Pictures do not belong in the copy. Write out exactly the lines from the one containing "Generate a Python" through the end of the data.

## START Listing

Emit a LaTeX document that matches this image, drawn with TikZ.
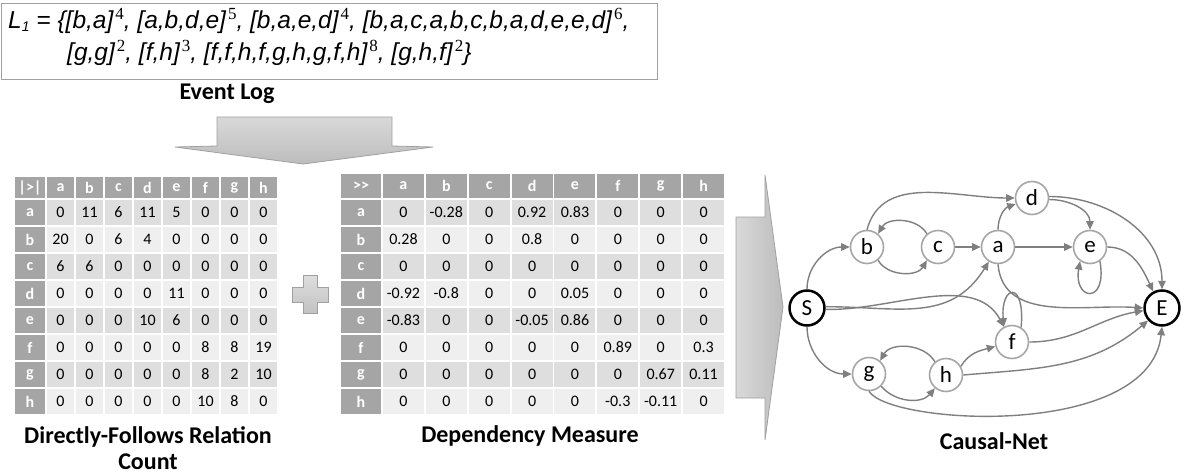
\documentclass[tikz,border=0pt]{standalone}
\usepackage{fontspec}
\setmainfont{Carlito}
\newfontfamily\arialfont{Liberation Sans}
\newfontfamily\supfont{Liberation Serif}
\usetikzlibrary{arrows.meta}

\definecolor{edgegray}{HTML}{7F7F7F}
\definecolor{nodegray}{HTML}{A6A6A6}
\definecolor{headgray}{HTML}{A5A5A5}
\definecolor{banddark}{HTML}{DEDEDE}
\definecolor{bandlight}{HTML}{EFEFEF}
\definecolor{boxgray}{HTML}{A0A0A0}

% exponent of a trace multiplicity
\newcommand\ex[1]{\kern2pt\raisebox{9pt}{\supfont\upshape\fontsize{17}{17}\selectfont #1}}
% small subscript after the log name
\newcommand\lsub[1]{\raisebox{-0.3ex}{\fontsize{14}{14}\selectfont #1}}

\begin{document}
\begin{tikzpicture}[x=1pt,y=1pt,
  logtext/.style={font=\arialfont\itshape\fontsize{24.5}{24.5}\selectfont, inner sep=0, anchor=base west},
  caption/.style={font=\bfseries\fontsize{24}{26}\selectfont, align=center, inner sep=0},
  hcell/.style={fill=headgray, text=white, font=\bfseries\fontsize{16}{16}\selectfont, inner sep=0},
  dcell/.style={font=\fontsize{16}{16}\selectfont, inner sep=0},
  act/.style={circle, draw=nodegray, line width=1.6, fill=white, minimum size=33, inner sep=0, font=\fontsize{23}{23}\selectfont},
  term/.style={circle, draw=black, line width=2.5, fill=white, minimum size=35, inner sep=0, font=\fontsize{23}{23}\selectfont},
  flow/.style={draw=edgegray, line width=1.4, -{Triangle[length=8.5,width=7.5]}},
  bigarrow/.style={draw=boxgray, line width=0.8}
]
\useasboundingbox (0,0) rectangle (1184,-474);

% ---------- event log ----------
\node[draw=boxgray, line width=1, minimum width=656, minimum height=76, anchor=north west, inner sep=0] (logbox) at (1,-3) {};
\node[logtext] (log1) at (8,-28) {L\lsub{1} = \{[b,a]\ex{4}, [a,b,d,e]\ex{5}, [b,a,e,d]\ex{4}, [b,a,c,a,b,c,b,a,d,e,e,d]\ex{6},};
\node[logtext] (log2) at (67,-60) {[g,g]\ex{2}, [f,h]\ex{3}, [f,f,h,f,g,h,g,f,h]\ex{8}, [g,h,f]\ex{2}\}};
\node[caption] (loglabel) at (227,-94) {Event Log};

% ---------- wide arrow from the log down to the tables ----------
\path[bigarrow, top color=black!15, bottom color=black!26]
  (217,-117) -- (392,-117) -- (392,-146) -- (433,-147) -- (303,-164)
  -- (175,-147) -- (217,-146) -- cycle;

% ---------- directly-follows table ----------
\node[hcell, minimum width=30, minimum height=21] (L-hd) at (30,-187.5) {|>|};
\foreach \c [count=\j] in {a,b,c,d,e,f,g,h}
  \node[hcell, minimum width=27, minimum height=21] (L-h\c) at ({46+29*(\j-0.5)},-187.5) {\c};
\foreach \lab/\row [count=\i] in {
    a/{0,11,6,11,5,0,0,0},
    b/{20,0,6,4,0,0,0,0},
    c/{6,6,0,0,0,0,0,0},
    d/{0,0,0,0,11,0,0,0},
    e/{0,0,0,10,6,0,0,0},
    f/{0,0,0,0,0,8,8,19},
    g/{0,0,0,0,0,8,2,10},
    h/{0,0,0,0,0,10,8,0}} {
  \pgfmathsetmacro\yc{-(199+27*(\i-0.5))}
  \pgfmathsetmacro\shade{isodd(\i) ? 1 : 0}
  \node[hcell, minimum width=30, minimum height=25] (L-\lab) at (30,\yc) {\lab};
  \foreach \v [count=\j] in \row {
    \ifnum\shade=1 \def\bandcol{banddark}\else\def\bandcol{bandlight}\fi
    \node[dcell, fill=\bandcol, minimum width=27, minimum height=25] (L-\lab\j) at ({46+29*(\j-0.5)},\yc) {\v};
  }
}
\node[caption] (dflabel) at (148,-448) {Directly-Follows Relation\\Count};

% ---------- plus sign ----------
\path[bigarrow, top color=black!13, bottom color=black!24]
  (303,-275) -- (317,-275) -- (317,-287) -- (328,-287) -- (328,-302) -- (317,-302)
  -- (317,-313) -- (303,-313) -- (303,-302) -- (292,-302) -- (292,-287) -- (303,-287) -- cycle;

% ---------- dependency table ----------
\node[hcell, minimum width=40, minimum height=24] (D-hd) at (361,-186) {>{}>};
\foreach \c [count=\j] in {a,b,c,d,e,f,g,h}
  \node[hcell, minimum width=40.9, minimum height=24] (D-h\c) at ({382+42.875*(\j-0.5)},-186) {\c};
\foreach \lab/\row [count=\i] in {
    a/{0,-0.28,0,0.92,0.83,0,0,0},
    b/{0.28,0,0,0.8,0,0,0,0},
    c/{0,0,0,0,0,0,0,0},
    d/{-0.92,-0.8,0,0,0.05,0,0,0},
    e/{-0.83,0,0,-0.05,0.86,0,0,0},
    f/{0,0,0,0,0,0.89,0,0.3},
    g/{0,0,0,0,0,0,0.67,0.11},
    h/{0,0,0,0,0,-0.3,-0.11,0}} {
  \pgfmathsetmacro\yc{-(199+27*(\i-0.5))}
  \pgfmathsetmacro\shade{isodd(\i) ? 1 : 0}
  \node[hcell, minimum width=40, minimum height=25] (D-\lab) at (361,\yc) {\lab};
  \foreach \v [count=\j] in \row {
    \ifnum\shade=1 \def\bandcol{banddark}\else\def\bandcol{bandlight}\fi
    \node[dcell, fill=\bandcol, minimum width=40.9, minimum height=25] (D-\lab\j) at ({382+42.875*(\j-0.5)},\yc) {\v};
  }
}
\node[caption] (dmlabel) at (530,-436) {Dependency Measure};

% ---------- arrow towards the causal net ----------
\path[bigarrow, left color=black!15, right color=black!26]
  (736,-217) -- (765,-217) -- (765,-175) -- (783,-307) -- (765,-440)
  -- (765,-398) -- (736,-398) -- cycle;

% ---------- causal net ----------
\node[term] (S) at (807,-308) {S};
\node[term] (E) at (1162,-308) {E};
\node[act] (b) at (867,-247) {b};
\node[act] (c) at (938,-247) {c};
\node[act] (a) at (998,-247) {a};
\node[act] (d) at (1032,-198) {d};
\node[act] (e) at (1090,-247) {e};
\node[act] (f) at (1012,-342) {f};
\node[act] (g) at (869,-374) {g};
\node[act] (h) at (946,-375) {h};

\draw[flow] (S.north) to[out=90,in=180] (b.west);
\draw[flow] (S.4) to[out=0,in=238,looseness=1.1] (a.238);
\draw[flow] (S.-4) to[out=-2,in=118,looseness=0.9] (f.118);
\draw[flow] (S.south) to[out=270,in=180] (g.west);

\draw[flow] (b.-50) to[out=-60,in=-120] (c.-130);
\draw[flow] (c.130) to[out=120,in=60] (b.50);
\draw[flow] (b.north) to[out=75,in=180] (d.west);
\draw[flow] (c.east) -- (a.west);
\draw[flow] (a.north) to[out=90,in=200] (d.200);
\draw[flow] (a.east) -- (e.west);
\draw[flow] (a.south) to[out=-85,in=176] (E.west);
\draw[flow] (d.-5) to[out=0,in=90] (e.north);
\draw[flow] (d.5) to[out=0,in=90] (E.north);
\draw[flow] (e.east) to[out=0,in=115] (E.118);
\draw[flow] (e.-55) .. controls +(-80:45) and +(-100:40) .. (e.-125);

\draw[flow] (f.58) .. controls +(85:48) and +(95:42) .. (f.118);
\draw[flow] (f.east) to[out=0,in=190] (E.188);
\draw[flow] (h.30) to[out=60,in=195] (f.195);
\draw[flow] (h.east) to[out=5,in=220] (E.222);
\draw[flow] (g.-45) to[out=-50,in=-130] (h.-130);
\draw[flow] (h.130) to[out=120,in=60] (g.50);
\draw[flow] (g.south) .. controls (890,-425) and (1150,-440) .. (E.south);

\node[caption] (cnlabel) at (994,-441) {Causal-Net};
\end{tikzpicture}
\end{document}
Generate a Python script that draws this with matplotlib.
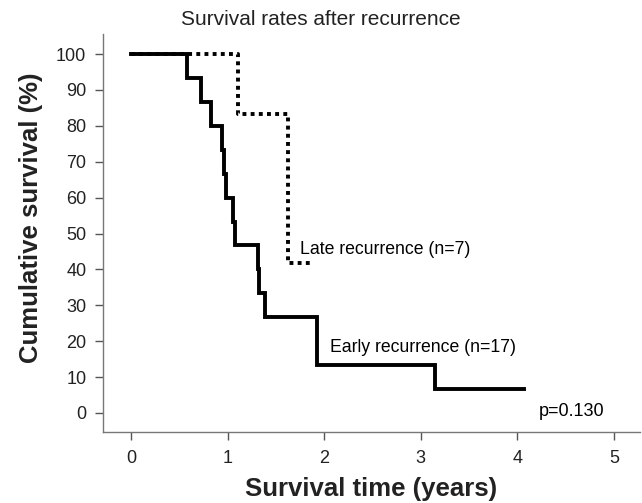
import matplotlib.pyplot as plt

plt.rcParams['font.family'] = ['Liberation Sans', 'DejaVu Sans']

# Kaplan-Meier steps (time in years, survival in %)
early_time = [0, 0.58, 0.72, 0.83, 0.94, 0.96, 0.98, 1.06, 1.08, 1.31, 1.33, 1.39, 1.93, 3.15, 4.07]
early_surv = [100, 93.3, 86.7, 80.0, 73.3, 66.7, 60.0, 53.3, 46.7, 40.0, 33.3, 26.7, 13.3, 6.7, 6.7]

late_time = [0, 1.11, 1.63, 1.88]
late_surv = [100, 83.3, 41.7, 41.7]

x_ticks = [0, 1, 2, 3, 4, 5]
y_ticks = list(range(0, 101, 10))

fig = plt.figure(figsize=(6.42, 5.03), dpi=100)
ax = fig.add_axes([0.1604, 0.1412, 0.8365, 0.7912])

ax.step(early_time, early_surv, where='post', color='black', lw=2.8,
        solid_joinstyle='miter', zorder=3)
ax.step(late_time, late_surv, where='post', color='black', lw=2.8,
        linestyle=(0, (1, 1.1)), dash_capstyle='butt', zorder=2)

ax.text(1.75, 45.5, 'Late recurrence (n=7)', fontsize=12.7, va='center', ha='left')
ax.text(2.06, 18.3, 'Early recurrence (n=17)', fontsize=12.7, va='center', ha='left')
ax.text(4.22, 0.3, 'p=0.130', fontsize=13, va='center', ha='left')

ax.set_xlim(-0.29, 5.27)
ax.set_ylim(-5.3, 105.6)
ax.set_xticks(x_ticks)
ax.set_yticks(y_ticks)

for side in ['top', 'right']:
    ax.spines[side].set_visible(False)
for side in ['left', 'bottom']:
    ax.spines[side].set_color('#777777')
    ax.spines[side].set_linewidth(1.0)
ax.tick_params(axis='both', colors='#555555', labelcolor='#222222',
               labelsize=13, length=6, width=1.0, direction='out', pad=6)
ax.tick_params(axis='x', pad=7)

ax.set_xlabel('Survival time (years)', fontsize=18.5, fontweight='bold',
              color='#222222', labelpad=7)
ax.set_ylabel('Cumulative survival (%)', fontsize=18.5, fontweight='bold',
              color='#222222')
ax.yaxis.set_label_coords(-0.112, 0.538)
fig.text(0.5, 0.962, 'Survival rates after recurrence', fontsize=15,
         ha='center', va='center', color='#222222')

fig.savefig('out.png', dpi=100)
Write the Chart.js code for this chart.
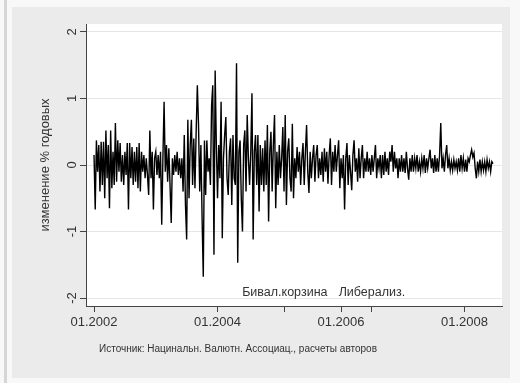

## END Listing

### [Output of the exercise]
Generate a Python script that draws this with matplotlib.
import matplotlib.pyplot as plt

plt.rcParams['font.family'] = ['Liberation Sans', 'DejaVu Sans']

# Kaplan-Meier steps (time in years, survival in %)
early_time = [0, 0.58, 0.72, 0.83, 0.94, 0.96, 0.98, 1.06, 1.08, 1.31, 1.33, 1.39, 1.93, 3.15, 4.07]
early_surv = [100, 93.3, 86.7, 80.0, 73.3, 66.7, 60.0, 53.3, 46.7, 40.0, 33.3, 26.7, 13.3, 6.7, 6.7]

late_time = [0, 1.11, 1.63, 1.88]
late_surv = [100, 83.3, 41.7, 41.7]

x_ticks = [0, 1, 2, 3, 4, 5]
y_ticks = list(range(0, 101, 10))

fig = plt.figure(figsize=(6.42, 5.03), dpi=100)
ax = fig.add_axes([0.1604, 0.1412, 0.8365, 0.7912])

ax.step(early_time, early_surv, where='post', color='black', lw=2.8,
        solid_joinstyle='miter', zorder=3)
ax.step(late_time, late_surv, where='post', color='black', lw=2.8,
        linestyle=(0, (1, 1.1)), dash_capstyle='butt', zorder=2)

ax.text(1.75, 45.5, 'Late recurrence (n=7)', fontsize=12.7, va='center', ha='left')
ax.text(2.06, 18.3, 'Early recurrence (n=17)', fontsize=12.7, va='center', ha='left')
ax.text(4.22, 0.3, 'p=0.130', fontsize=13, va='center', ha='left')

ax.set_xlim(-0.29, 5.27)
ax.set_ylim(-5.3, 105.6)
ax.set_xticks(x_ticks)
ax.set_yticks(y_ticks)

for side in ['top', 'right']:
    ax.spines[side].set_visible(False)
for side in ['left', 'bottom']:
    ax.spines[side].set_color('#777777')
    ax.spines[side].set_linewidth(1.0)
ax.tick_params(axis='both', colors='#555555', labelcolor='#222222',
               labelsize=13, length=6, width=1.0, direction='out', pad=6)
ax.tick_params(axis='x', pad=7)

ax.set_xlabel('Survival time (years)', fontsize=18.5, fontweight='bold',
              color='#222222', labelpad=7)
ax.set_ylabel('Cumulative survival (%)', fontsize=18.5, fontweight='bold',
              color='#222222')
ax.yaxis.set_label_coords(-0.112, 0.538)
fig.text(0.5, 0.962, 'Survival rates after recurrence', fontsize=15,
         ha='center', va='center', color='#222222')

fig.savefig('out.png', dpi=100)
Write the Chart.js code for this chart.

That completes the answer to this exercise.